Exercise »
Can you set down, exactly as they appear below, the lines from the opening of the material through the one bearing "gamma = np.arange(0, 181, 5)", minus the pictures?

Dataset extract »
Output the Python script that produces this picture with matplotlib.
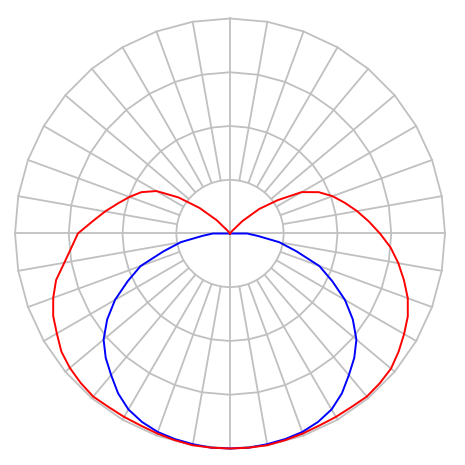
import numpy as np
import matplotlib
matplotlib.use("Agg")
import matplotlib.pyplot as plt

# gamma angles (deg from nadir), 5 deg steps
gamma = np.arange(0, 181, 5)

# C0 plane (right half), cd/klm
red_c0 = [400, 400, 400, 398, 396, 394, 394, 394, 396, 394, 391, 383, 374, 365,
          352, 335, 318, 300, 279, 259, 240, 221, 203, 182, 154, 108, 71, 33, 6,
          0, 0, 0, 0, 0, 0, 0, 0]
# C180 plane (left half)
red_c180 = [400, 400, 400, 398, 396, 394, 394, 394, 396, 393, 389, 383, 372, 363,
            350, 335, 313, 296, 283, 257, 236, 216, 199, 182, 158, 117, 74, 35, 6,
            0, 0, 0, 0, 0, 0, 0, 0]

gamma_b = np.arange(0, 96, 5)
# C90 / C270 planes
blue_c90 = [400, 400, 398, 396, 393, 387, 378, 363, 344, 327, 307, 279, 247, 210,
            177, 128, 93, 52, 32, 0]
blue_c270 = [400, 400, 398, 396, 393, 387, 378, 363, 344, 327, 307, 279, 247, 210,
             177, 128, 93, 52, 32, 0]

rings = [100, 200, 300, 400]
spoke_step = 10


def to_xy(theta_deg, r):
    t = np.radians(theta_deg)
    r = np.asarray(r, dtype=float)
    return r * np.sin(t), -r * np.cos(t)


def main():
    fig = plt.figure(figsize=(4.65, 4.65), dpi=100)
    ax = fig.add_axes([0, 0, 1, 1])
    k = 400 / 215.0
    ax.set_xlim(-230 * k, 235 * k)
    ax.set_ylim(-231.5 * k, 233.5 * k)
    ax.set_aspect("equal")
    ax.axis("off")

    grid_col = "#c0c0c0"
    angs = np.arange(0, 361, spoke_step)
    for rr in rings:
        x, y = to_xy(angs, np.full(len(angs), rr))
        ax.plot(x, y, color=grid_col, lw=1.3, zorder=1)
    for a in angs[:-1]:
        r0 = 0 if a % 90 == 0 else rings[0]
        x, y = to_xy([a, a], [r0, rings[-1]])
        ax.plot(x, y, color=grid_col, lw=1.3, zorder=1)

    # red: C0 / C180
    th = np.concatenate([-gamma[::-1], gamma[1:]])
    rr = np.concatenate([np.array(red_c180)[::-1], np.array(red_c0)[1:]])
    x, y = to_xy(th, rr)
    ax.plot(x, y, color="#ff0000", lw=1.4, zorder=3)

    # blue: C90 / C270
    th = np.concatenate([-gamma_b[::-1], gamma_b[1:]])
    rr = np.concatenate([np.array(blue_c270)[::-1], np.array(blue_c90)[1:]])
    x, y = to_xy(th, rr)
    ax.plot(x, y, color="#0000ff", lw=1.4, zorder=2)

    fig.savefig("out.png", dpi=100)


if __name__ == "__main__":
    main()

Solution to this problem »
Output the Python script that produces this picture with matplotlib.
import numpy as np
import matplotlib
matplotlib.use("Agg")
import matplotlib.pyplot as plt

# gamma angles (deg from nadir), 5 deg steps
gamma = np.arange(0, 181, 5)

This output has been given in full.